Suppose most species are "locked in" for long periods due to various reasons, or kill themselves. But some rare species like humans are dynamic and manage to form empires. They bring the locked in species with them or destroy them, spread and then transcend/wipe themselves out/are eaten. Their empire will be fallow for a long time, and new species can evolve in the empty domain or invade from neighbouring volumes. It sounds a bit like Self-Organized Criticality (SOM): empires are avalanches that release pent-up "evolutionary pressure" and then return the system to equilibrium. There will be a power-law distribution of empire sizes, with a few grand ones covering a big part of the galaxy and wiping out many worlds as they disappear, and numerous small ones like the past Eber empire.

To this, I'd like to suggest that many empires might leave new garden worlds of whatever type (oxygen, fluorine, et cetera) behind them. I'd nominate Heidelsheimat as a possible example: How does a world with a surface gravity barely higher than Mars sustain a relatively thin but still quite breathable atmosphere and a complex biosphere? There's also the non-trivial question of how a terrestrial planet could be so large while possessing such a low density.

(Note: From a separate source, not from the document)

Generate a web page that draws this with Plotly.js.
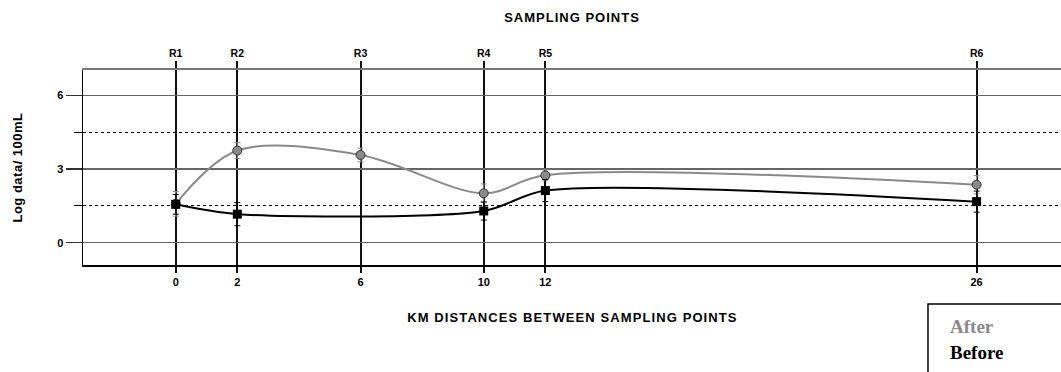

An end-of-term project, perhaps?
 
Not to mention the high number of garden worlds in the setting. I doubt Crater or Dunkelheim would have evolved life on their own. Maybe the reason Paulo and not pedro is a garden is just that it was terraformed first. And I seem to recall that Doris' ring did not fit with its Roche limit - maybe somebody pulverized a moon during the last days of the empire.
 
Maybe the reason Paulo and not pedro is a garden is just that it was terraformed first. And I seem to recall that Doris' ring did not fit with its Roche limit - maybe somebody pulverized a moon during the last days of the empire.

It's a pity that they got, well, "interrupted."